Every few days, Charles Minshew gets an email from a concerned data whiz who wants to know: What is he going to do to protect government data?
Minshew is the director of data services for Investigative Reporters and Editors. That job, which he began in January, makes him the steward of the nonprofit’s database library, a 20-gigabyte trove of government information that spans millions of records and cuts across several federal agencies.
Under normal circumstances, IRE’s database library is a repository for journalists and academics looking to flesh out their stories and research with solid facts. Lately, however, it’s become a refuge for records experts who fear that officials in the Trump administration may delete or cease maintaining records.
Working with Data Refuge, an organization set up to preserve climate and environmental data, Investigative Reporters and Editors has compiled an index of more than 100 datasets gathered by the likes of NASA, the Department of Energy and the National Oceanic and Atmospheric Administration.
“It’s not just the fear of things that are online disappearing,” Minshew said. “There’s also the fear that funding for data collection and hosting of data by the government will disappear in the near future.”
Why the index? Many of the datasets are far too large for IRE to easily store themselves. Minshew recently heard from someone who had 235 gigabytes of climate data, a gargantuan reservoir that IRE could not accommodate on its own servers. But by pointing journalists to a server maintained by an organization called Climate Mirror, IRE is able to make the data accessible to journalists who might not otherwise know it exists.
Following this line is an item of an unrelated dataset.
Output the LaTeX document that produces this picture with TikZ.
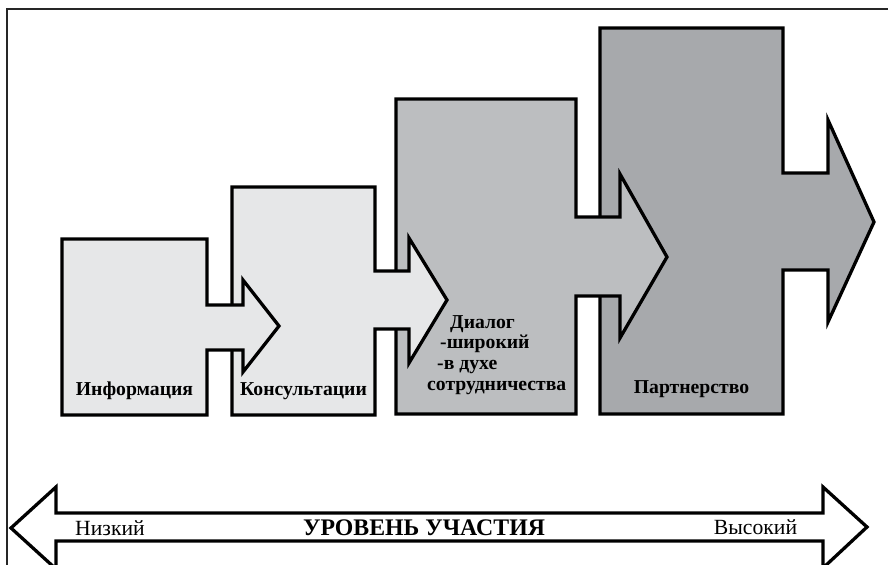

“If the worst-case scenario happens and something is just lost forever and wiped from the internet, there’s a backup, and we can point people to it,” Minshew said. “And so far, we’ve had a few members send us datasets that they’re concerned about and actually offered up their own copies of data. If something should happen, they can send it to us almost immediately.”
IRE isn’t the only organization that’s preparing for the disappearance of data. Prompted by fears that the new administration would oppose climate science, researchers began a “guerrilla archiving” effort shortly after the election last year. They sought to preserve “as much federal data as possible” and founded new repositories for the data in case it vanished.
Related Training: Summit on Reporting and Editing
But fly-by-night erasure isn’t the only fear motivating archivists, Minshew said. The administration’s proposed budget, which slashes spending at the Environmental Protection Agency and elsewhere, could prompt a slowdown or suspension of data gathering and maintenance. In that case, the data could be just as inaccessible or out-of-date.
Removal does happen, though. In February, the U.S. Department of Agriculture removed an animal welfare database from its website, citing “court rulings and privacy laws.”
To make sure there’s a back-up in case that happens, IRE wants to add to its index. Minshew encourages journalists — or anyone who has information they’re worried about — to fill out a survey that allows them to upload at-risk data. He also pointed to IRE’s repository of tipsheets as a good starting point for anyone who wants to become a data steward.
It’s important to have a thorough record, he said, because without data, there’s no public accountability.
“You can’t gauge the process of a program or the progress of climate change without the data,” he said. “You can’t tell where we’ve been and where we’re going.”